Door-to-door work is still the domain of civil society, but it also has macro-tasks. It must continue pressuring for an administration of justice in Nicaragua that builds credibility in the judicial system and in the legislative framework. The first step toward such credibility is the fight against the big tax evaders who are emptying the state coffers and against the existing tax structure, which perpetuates inequity.
As part of civil society, the media have an enormous responsibility in the way they mold perceptions of violence. Their ethical responsibility not to continue feeding stigma by presenting youth gangs in a skewed way—covering the crimes but hardly touching on successful rehabilitation experiences—must be highlighted and demanded. They must present the multiple meanings of the youth gang phenomenon. Why not recognize them as questioning the social order? Rather than demonizing them as sick or deviant, they could show them as sensitive, even allergic to the chaos surrounding them. Rather than glibly labeling them countercultural, they could show them as a crude manifestation of the cultural refrains of our times: the obsession with brand names, hedonism, every man for himself, unsatisfied expectations, risk...
Redemption through art?Nobody has yet explored in Nicaragua the rehabilitating potential of certain youth activities, for example redemption through art. Youth gang members share two compulsive obsessions with many other youths from marginalized neighborhoods: drugs and the transnational trend in artistic expressions. Although the two are very different, they are sometimes lumped together and demonized.
The transnational artistic expressions are rarely taken up by lazy policy scribblers who prefer to avoid any danger of a mental hernia by proposing the perennial panaceas of sports and employment. Offering these young people chances to express their artistic creations (songs, graffiti, drawings) with some level of public recognition and notoriety would make a forceful contribution to transmuting the violent orientation of their energies.
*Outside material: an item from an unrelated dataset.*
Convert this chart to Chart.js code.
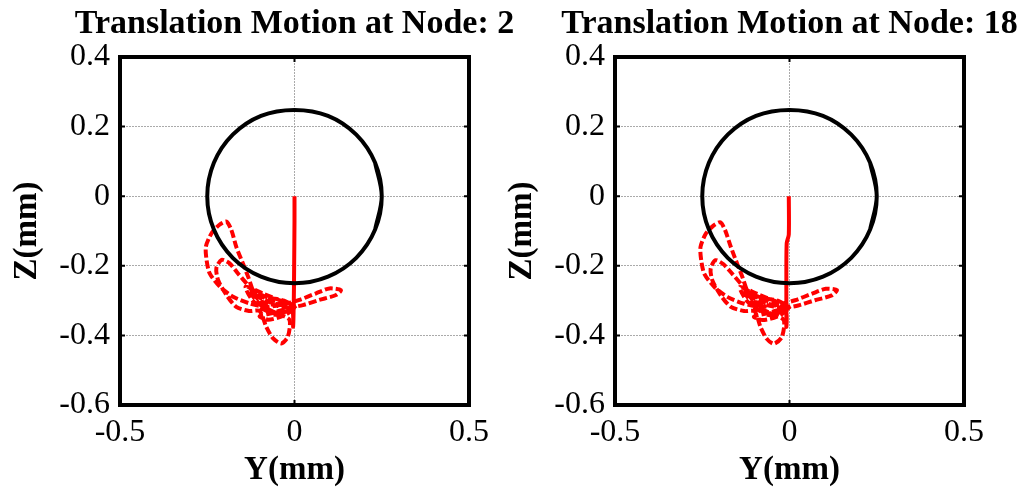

It would allow their righteous inconformity to be listened to and open up arenas for their participation based not on sticks, stabbings and mortar blasts, but rather on arguments, illustrated with images and endowed with inventiveness.
Among the Walters, Camilos and Ernestos are many artists and citizen apprentices looking for ways to express themselves. There’s a lot to do, but few are heading in the right direction. While CEPREV is making unflagging efforts to transform the culture of violence, the businesspeople behind Paintball Xtremo Jungle continue to legitimize it and sell it as fun.
José Luis Rocha is a researcher for the Central American Jesuit Migrant Service (SJM) and a member of the envío editorial council.